Zubrin then goes on to explain how fuel would be created on the Moon from local rocks, but it is not an easy procedure. It could be used for fuelling spaceships for their return to Earth or for hopping around the Moon, but not for further travel. Because the spacecraft, its equipment, and most of its provisions would have to come from Earth, it actually takes more fuel to get to the Moon than to Mars. (He does explain the detail but I didn’t take it in.)
So if we can’t make money from the Moon’s resources or viably colonise it, why should we go? For science.

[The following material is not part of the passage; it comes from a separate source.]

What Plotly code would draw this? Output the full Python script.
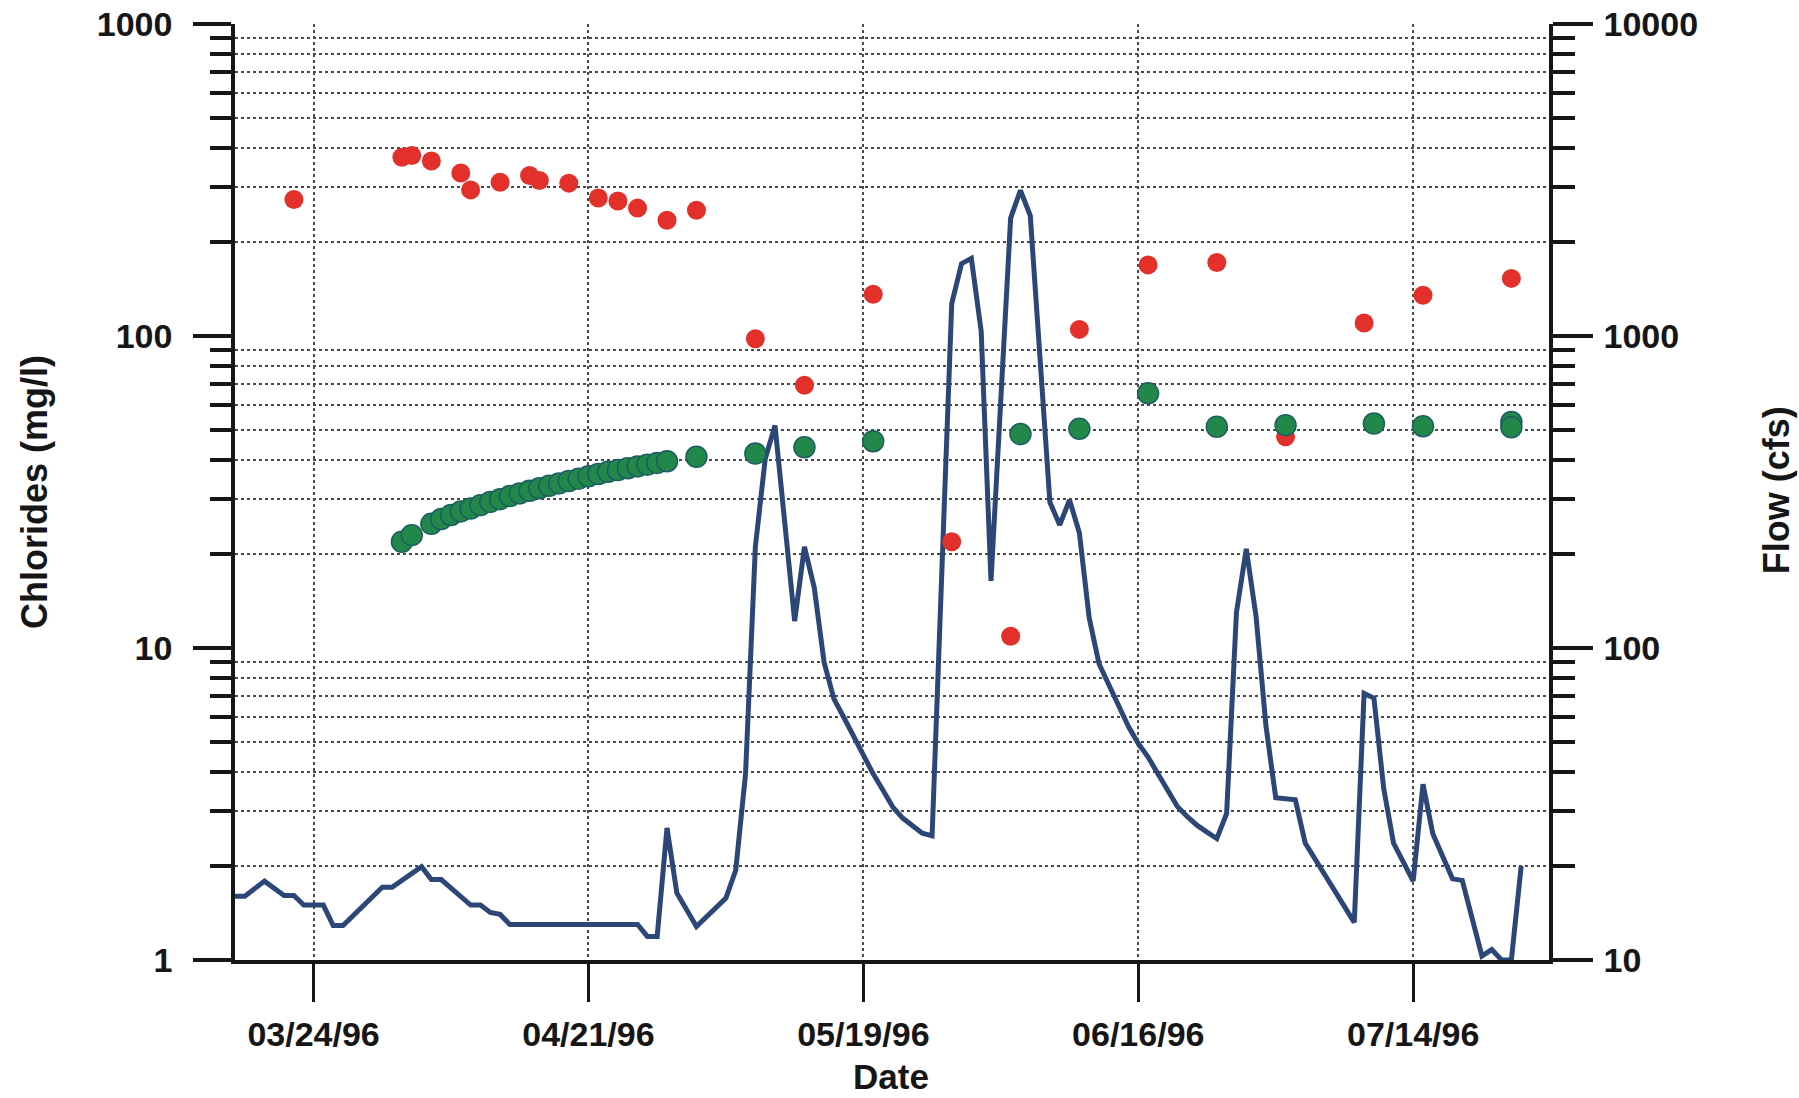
import plotly.graph_objects as go

# ---------------- data ----------------
flow_dates = [
    "1996-03-16", "1996-03-17", "1996-03-19", "1996-03-21", "1996-03-22", "1996-03-23",
    "1996-03-25", "1996-03-26", "1996-03-27", "1996-03-31", "1996-04-01", "1996-04-04",
    "1996-04-05", "1996-04-06", "1996-04-09", "1996-04-10", "1996-04-11", "1996-04-12",
    "1996-04-13", "1996-04-26", "1996-04-27", "1996-04-28", "1996-04-29", "1996-04-30",
    "1996-05-02", "1996-05-05", "1996-05-06", "1996-05-07", "1996-05-08", "1996-05-09",
    "1996-05-10", "1996-05-11", "1996-05-12", "1996-05-13", "1996-05-14", "1996-05-15",
    "1996-05-16", "1996-05-17", "1996-05-18", "1996-05-19", "1996-05-20", "1996-05-21",
    "1996-05-22", "1996-05-23", "1996-05-24", "1996-05-25", "1996-05-26", "1996-05-27",
    "1996-05-28", "1996-05-29", "1996-05-30", "1996-05-31", "1996-06-01", "1996-06-03",
    "1996-06-04", "1996-06-05", "1996-06-07", "1996-06-08", "1996-06-09", "1996-06-10",
    "1996-06-11", "1996-06-12", "1996-06-14", "1996-06-15", "1996-06-16", "1996-06-17",
    "1996-06-18", "1996-06-19", "1996-06-20", "1996-06-21", "1996-06-22", "1996-06-23",
    "1996-06-24", "1996-06-25", "1996-06-26", "1996-06-27", "1996-06-28", "1996-06-29",
    "1996-06-30", "1996-07-02", "1996-07-03", "1996-07-08", "1996-07-09", "1996-07-10",
    "1996-07-11", "1996-07-12", "1996-07-14", "1996-07-15", "1996-07-16", "1996-07-18",
    "1996-07-19", "1996-07-21", "1996-07-22", "1996-07-23", "1996-07-24", "1996-07-25",
]
flow_cfs = [
    16.0, 16.0, 17.9, 16.1, 16.1, 15.0,
    15.0, 12.9, 12.9, 17.1, 17.1, 19.9,
    18.1, 18.1, 15.0, 15.0, 14.2, 14.0,
    13.0, 13.0, 11.9, 11.9, 26.5, 16.4,
    12.8, 15.8, 19.4, 39.5, 211, 403,
    517, 250, 122, 211, 156, 90,
    68.7, 60, 52, 45, 39.5, 35,
    30.9, 28.5, 26.8, 25.5, 25.0, 180,
    1270, 1706, 1774, 1036, 164, 2387,
    2931, 2431, 293, 248, 298, 234,
    125, 89, 66, 56, 49.4, 44.7,
    39.5, 35, 31, 28.8, 27, 25.7,
    24.5, 29.5, 130, 208, 126, 56.5,
    33.1, 32.6, 23.7, 13.2, 71.5, 69.1,
    35.4, 23.7, 17.9, 36.6, 25.4, 18.2,
    18.0, 10.3, 10.8, 10.0, 10.0, 20.0,
]

red_dates = [
    "1996-03-22", "1996-04-02", "1996-04-03", "1996-04-05", "1996-04-08", "1996-04-09",
    "1996-04-12", "1996-04-15", "1996-04-16", "1996-04-19", "1996-04-22", "1996-04-24",
    "1996-04-26", "1996-04-29", "1996-05-02", "1996-05-08", "1996-05-13", "1996-05-20",
    "1996-05-28", "1996-06-03", "1996-06-10", "1996-06-17", "1996-06-24", "1996-07-01",
    "1996-07-09", "1996-07-15", "1996-07-24",
]
red_mgl = [
    274, 374, 379, 364, 333, 294,
    311, 327, 315, 309, 277, 271,
    257, 235, 253, 98, 69.5, 136,
    21.9, 10.9, 105, 169, 172, 47.5,
    110, 135, 153,
]

green_dates = [
    "1996-04-02", "1996-04-03", "1996-04-05", "1996-04-06", "1996-04-07", "1996-04-08",
    "1996-04-09", "1996-04-10", "1996-04-11", "1996-04-12", "1996-04-13", "1996-04-14",
    "1996-04-15", "1996-04-16", "1996-04-17", "1996-04-18", "1996-04-19", "1996-04-20",
    "1996-04-21", "1996-04-22", "1996-04-23", "1996-04-24", "1996-04-25", "1996-04-26",
    "1996-04-27", "1996-04-28", "1996-04-29", "1996-05-02", "1996-05-08", "1996-05-13",
    "1996-05-20", "1996-06-04", "1996-06-10", "1996-06-17", "1996-06-24", "1996-07-01",
    "1996-07-10", "1996-07-15", "1996-07-24", "1996-07-24",
]
green_mgl = [
    21.9, 23.0, 25.0, 25.9, 26.7, 27.4,
    28.0, 28.7, 29.4, 30.0, 30.7, 31.3,
    31.9, 32.5, 33.1, 33.7, 34.3, 34.9,
    35.5, 36.1, 36.7, 37.2, 37.7, 38.2,
    38.7, 39.2, 39.7, 41.0, 42.0, 44.0,
    46.0, 48.5, 50.4, 65.5, 51.2, 51.8,
    52.4, 51.4, 53.0, 51.0,
]

x_tick_dates = ["1996-03-24", "1996-04-21", "1996-05-19", "1996-06-16", "1996-07-14"]
x_tick_text = ["03/24/96", "04/21/96", "05/19/96", "06/16/96", "07/14/96"]
chl_ticks = [1, 10, 100, 1000]
chl_tick_text = ["1", "10", "100", "1000"]
flow_ticks = [10, 100, 1000, 10000]
flow_tick_text = ["10", "100", "1000", "10000"]
x_range = ["1996-03-16 00:00", "1996-07-27 20:00"]

chl_minor = [m * 10 ** e for e in range(0, 3) for m in range(2, 10)]
flow_minor = [m * 10 ** e for e in range(1, 4) for m in range(2, 10)]

# ---------------- styling ----------------
FONT = "Liberation Sans, Arial, Helvetica, sans-serif"
INK = "#161616"
GRID = "#4a4a4a"

fig = go.Figure()

fig.add_trace(go.Scatter(
    x=flow_dates, y=flow_cfs, mode="lines", name="Flow (cfs)",
    line=dict(color="#2b4677", width=5), yaxis="y", showlegend=False,
))
fig.add_trace(go.Scatter(
    x=red_dates, y=red_mgl, mode="markers", name="Chlorides (red)",
    marker=dict(color="#e3302b", size=19, line=dict(width=0)),
    yaxis="y2", showlegend=False, cliponaxis=False,
))
fig.add_trace(go.Scatter(
    x=green_dates, y=green_mgl, mode="markers", name="Chlorides (green)",
    marker=dict(color="#22884a", size=21, line=dict(color="#1c5e62", width=1.5)),
    yaxis="y2", showlegend=False, cliponaxis=False,
))

tickfont = dict(family=FONT, size=34, color=INK, weight="bold")

fig.update_layout(
    width=1799, height=1098,
    margin=dict(l=235, r=250, t=24, b=138, autoexpand=False),
    paper_bgcolor="white", plot_bgcolor="white",
    font=dict(family=FONT, color=INK),
    xaxis=dict(
        type="date", range=x_range,
        tickmode="array", tickvals=x_tick_dates, ticktext=x_tick_text,
        ticks="outside", ticklen=38, tickwidth=3, tickcolor=INK,
        tickfont=tickfont, ticklabelstandoff=3,
        showline=True, linewidth=3.5, linecolor=INK,
        showgrid=True, gridcolor=GRID, gridwidth=1.6, griddash="dot",
        zeroline=False,
    ),
    yaxis=dict(  # flow, right side
        type="log", range=[1, 4], side="right", anchor="x",
        tickmode="array", tickvals=flow_ticks, ticktext=flow_tick_text,
        ticks="outside", ticklen=40, tickwidth=4, tickcolor=INK,
        tickfont=tickfont, ticklabelstandoff=4,
        showline=True, linewidth=3.5, linecolor=INK,
        showgrid=False, zeroline=False,
        minor=dict(tickmode="array", tickvals=flow_minor, ticks="outside",
                   ticklen=22, tickwidth=4, tickcolor=INK,
                   showgrid=True, gridcolor=GRID, gridwidth=1.6, griddash="dot"),
    ),
    yaxis2=dict(  # chlorides, left side
        type="log", range=[0, 3], side="left", overlaying="y", anchor="x",
        tickmode="array", tickvals=chl_ticks, ticktext=chl_tick_text,
        ticks="outside", ticklen=38, tickwidth=4, tickcolor=INK,
        tickfont=tickfont, ticklabelstandoff=14,
        showline=True, linewidth=3.5, linecolor=INK,
        showgrid=False, zeroline=False,
        minor=dict(tickmode="array", tickvals=chl_minor, ticks="outside",
                   ticklen=21, tickwidth=4, tickcolor=INK, showgrid=False),
    ),
    annotations=[
        dict(text="Chlorides (mg/l)", xref="paper", yref="paper", x=-0.153, y=0.5,
             xanchor="center", yanchor="middle", textangle=-90, showarrow=False,
             font=dict(family=FONT, size=36, color=INK, weight="bold")),
        dict(text="Flow (cfs)", xref="paper", yref="paper", x=1.1728, y=0.502,
             xanchor="center", yanchor="middle", textangle=-90, showarrow=False,
             font=dict(family=FONT, size=36, color=INK, weight="bold")),
        dict(text="Date", xref="paper", yref="paper", x=0.4995, y=-0.1463,
             xanchor="center", yanchor="bottom", showarrow=False, borderpad=0,
             font=dict(family=FONT, size=35, color=INK, weight="bold")),
    ],
)

fig.write_html("out.html", config={"displayModeBar": False},
               post_script="document.body.style.margin='0';document.body.style.overflow='hidden';")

The Moon is the perfect place for astronomical observatories. It has no obscuring atmosphere and only rotates once every 28 days, so a telescope there can gather much more light from distant stars. It is also seismically dead and so provides a rock-steady platform. The development of telescope arrays enable much more detail to be recorded, but relies on knowing the distance between the telescopes in the array down to a millionth of a metre, something not possible on seismically-vibrating Earth or in free-floating space.
Optical astronomy would not be the only branch of humanity’s oldest science to benefit from a lunar base. The Moon’s lack of atmosphere makes it an ideal platform for conducting cosmic-ray, gamma-ray, x-ray, and ultraviolet astronomy. These techniques, which are difficult to impossible to perform through Earth’s thick atmosphere, are key to examining high-energy processes in the universe. The low temperatures available in the Moon’s permanently shadowed craters make them ideal locations for stationing infrared telescopes. The Moon’s far side is the only place in the solar system that is shielded from terrestrial civilisation’s massive radio chatter, and so is the best place for positioning radio telescopes. In addition, because the Moon has no ionosphere, a radio telescope positioned on the surface of the Moon can pick up low frequency (30 MHz or less) radio waves from space that the Earth’s ionosphere completely masks from reception by ground-based instruments here. Each of these windows in the electromagnetic spectrum offers unique advantages and opportunities to discover physical phenomena, and all of them can best be studied from the Moon.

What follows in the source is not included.